I’m on a minimalist journey. I’m spending less, giving more and saving more. Do I own a car? Yes. But, my next one won’t be a brand new, and I’ll try to take the one I have as far as it goes.
Do I own a house? Well, the bank and I do, and I’m working a plan to rid the bank portion quickly. Do I love books? Yes, but now I use the local library system for about 90% of those books. I haven’t bought new clothes since last November, and my goal is to make it through a year before I do so again, and even then what do I need vs want. How many shirts does a guy need? My wife and I have decreased our restaurant meals by 80% this year. We are eating in, enjoying cooking, shopping for local food more.
Why am I doing this? What’s the real purpose behind it?

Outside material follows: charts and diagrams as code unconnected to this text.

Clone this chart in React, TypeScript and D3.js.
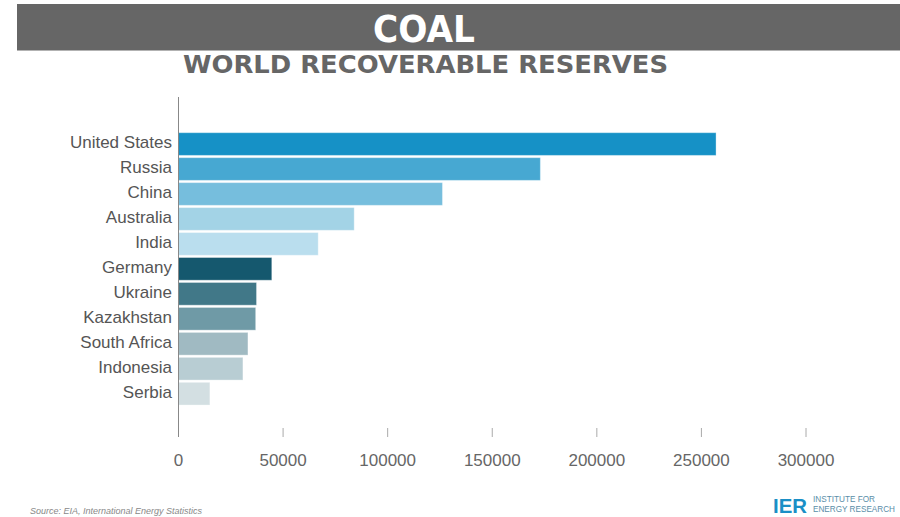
import React from "react";
import * as d3 from "d3";

const countries = ["United States","Russia","China","Australia","India","Germany","Ukraine","Kazakhstan","South Africa","Indonesia","Serbia"];
const reserves = [257000, 173000, 126200, 84000, 66800, 44600, 37300, 36900, 33200, 30800, 15000];
const colors = ["#1691c6","#47a8d2","#76bedd","#a3d3e6","#badeee","#15586e","#417888","#6f9aa6","#a0bac2","#b8cdd3","#d3dfe2"];
const xTicks = [0, 50000, 100000, 150000, 200000, 250000, 300000];

export default function App() {
  const W = 900, H = 517;
  const x = d3.scaleLinear().domain([0, 300000]).range([178.5, 806]);
  const y = d3.scaleBand<string>().domain(countries).range([131.45, 406.3]).paddingInner(0.09).paddingOuter(0.05);
  const font = "'Liberation Sans', Arial, Helvetica, sans-serif";
  return (
    <svg width={W} height={H} style={{ position: "absolute", left: 0, top: 0, background: "#fff" }} fontFamily={font}>
      <rect x={17} y={4} width={883} height={46.5} fill="#666666" />
      <text x={424} y={42} textAnchor="middle" fill="#ffffff" fontFamily="'DejaVu Sans', sans-serif" fontWeight="bold" fontSize={37} textLength={102} lengthAdjust="spacingAndGlyphs">COAL</text>
      <text x={425.5} y={73} textAnchor="middle" fill="#666666" fontFamily="'DejaVu Sans', sans-serif" fontWeight="bold" fontSize={25} textLength={485} lengthAdjust="spacingAndGlyphs">WORLD RECOVERABLE RESERVES</text>

      {countries.map((c, i) => (
        <g key={c}>
          <rect x={x(0)} y={y(c)} width={x(reserves[i]) - x(0)} height={y.bandwidth()} fill={colors[i]} stroke="#ffffff" strokeOpacity={0.35} strokeWidth={1} />
          <text x={172} y={(y(c) as number) + y.bandwidth() / 2 - 2} dy="0.35em" textAnchor="end" fill="#555555" fontSize={17}>{c}</text>
        </g>
      ))}

      <line x1={x(0)} x2={x(0)} y1={97} y2={437} stroke="#888888" strokeWidth={1} />
      {xTicks.map((t) => (
        <g key={t}>
          {t !== 0 && <line x1={x(t)} x2={x(t)} y1={428} y2={437} stroke="#aaaaaa" strokeWidth={1} />}
          <text x={x(t)} y={466} textAnchor="middle" fill="#666666" fontSize={17}>{t}</text>
        </g>
      ))}

      <text x={30} y={514} fill="#888888" fontSize={9} fontStyle="italic">Source: EIA, International Energy Statistics</text>

      <text x={773} y={513} fill="#1a8fc6" fontWeight="bold" fontSize={21} textLength={34} lengthAdjust="spacingAndGlyphs">IER</text>
      <text x={813} y={502} fill="#5a8ea8" fontSize={8.2} textLength={62} lengthAdjust="spacingAndGlyphs">INSTITUTE FOR</text>
      <text x={813} y={512} fill="#5a8ea8" fontSize={8.2} textLength={82} lengthAdjust="spacingAndGlyphs">ENERGY RESEARCH</text>
    </svg>
  );
}
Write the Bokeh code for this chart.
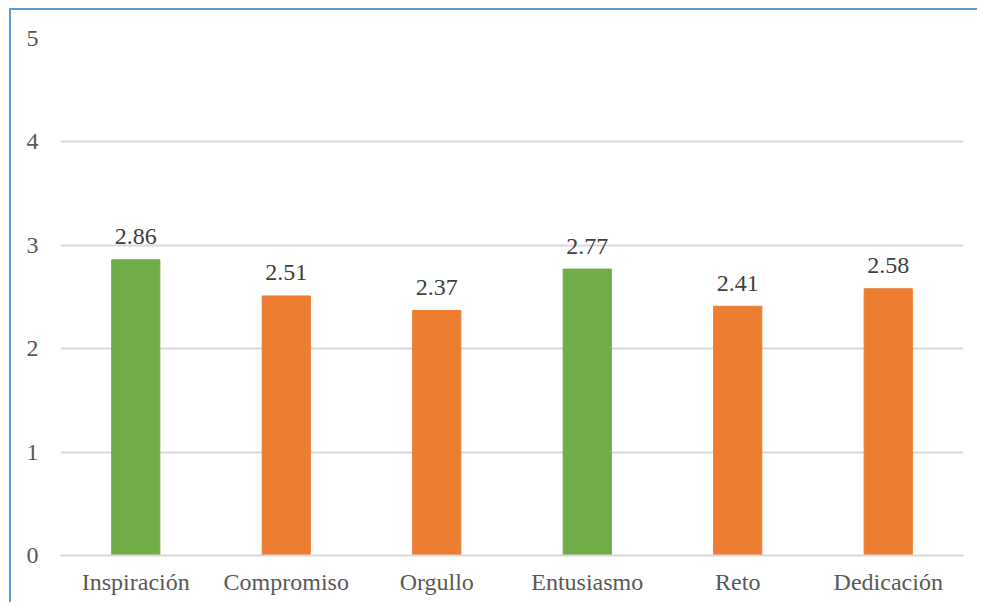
from bokeh.plotting import figure
from bokeh.models import ColumnDataSource, Range1d, FixedTicker
from bokeh.embed import file_html
from bokeh.resources import INLINE
from bokeh.core.properties import value

categories = ["Inspiración", "Compromiso", "Orgullo", "Entusiasmo", "Reto", "Dedicación"]
values = [2.86, 2.51, 2.37, 2.77, 2.41, 2.58]
colors = ["#70AD47", "#ED7D31", "#ED7D31", "#70AD47", "#ED7D31", "#ED7D31"]
labels = ["2.86", "2.51", "2.37", "2.77", "2.41", "2.58"]
y_ticks = [0, 1, 2, 3, 4, 5]

src = ColumnDataSource(dict(cat=categories, val=values, col=colors, lab=labels))

p = figure(x_range=categories, y_range=Range1d(0, 5), width=968, height=594,
           output_backend="svg", toolbar_location=None,
           min_border_left=49, min_border_right=16, min_border_top=28, min_border_bottom=49)
p.margin = (8, 0, 0, 9)
p.styles = {"border-top": "2px solid #5B9BD5", "border-left": "2px solid #5B9BD5"}
p.outline_line_color = None
p.background_fill_color = "white"
p.border_fill_color = "white"

p.vbar(x="cat", top="val", width=0.32, color="col", source=src)

font = "Liberation Serif"
p.text(x="cat", y="val", text="lab", source=src, text_align="center", text_baseline="alphabetic",
       y_offset=-23, text_font=value(font), text_font_size="24px", text_color="#404040")

p.yaxis.ticker = FixedTicker(ticks=y_ticks)
p.yaxis.axis_line_color = None
p.yaxis.major_tick_line_color = None
p.yaxis.minor_tick_line_color = None
p.yaxis.major_tick_out = 0
p.yaxis.major_tick_in = 0
p.yaxis.major_label_standoff = 22
p.yaxis.major_label_text_font = font
p.yaxis.major_label_text_font_size = "24px"
p.yaxis.major_label_text_color = "#595959"

p.xaxis.axis_line_color = "#D9D9D9"
p.xaxis.axis_line_width = 2
p.xaxis.major_tick_line_color = None
p.xaxis.minor_tick_line_color = None
p.xaxis.major_tick_out = 0
p.xaxis.major_tick_in = 0
p.xaxis.major_label_standoff = 13
p.xaxis.major_label_text_font = font
p.xaxis.major_label_text_font_size = "24px"
p.xaxis.major_label_text_color = "#595959"

p.xgrid.grid_line_color = None
p.ygrid.grid_line_color = "#D9D9D9"
p.ygrid.grid_line_width = 2

open("out.html", "w").write(file_html(p, INLINE))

Is it because I’m in need of a sense of being morally superior to some people? Am I looking to justify my judgmental side? Do I just need another project? Perhaps those play into this new endeavor. After all, I like you am a mixed bag of angels and devils.
I’d like to think that my motivations also include a desire to live more consistently into my Christian faith. Living more simply does give me a clear sense of integrity about being a follower of Jesus. Richard Foster’s Freedom of Simplicity has helped me here. In addition, I’m moving along the minimalism path because I am reaching a point in life, at six decades, where I am fatigued of the whole ‘stuff’ thing.
There is just too much crap in life these days. It’s on TV, it’s on You Tube, it’s in stores. It’s plastic, it’s cheap and it’s just all clutter. Is that a midlife thing? Could be. Then there is a desire to learn the art of discipline. I’m finding there is real value in discipline. When I’m melancholic, and want to buy something, I’m asking new questions.
What’s this about inside me? What void am I filling? Why not just live with the melancholy rather than trying to push it away?
Finally, I’m in a reordering of my priorities in life. What gives me deep pleasure? It’s increasingly some simple things. A meal with friends, a bike ride, mowing the lawn or even sitting down to write an essay on minimalism.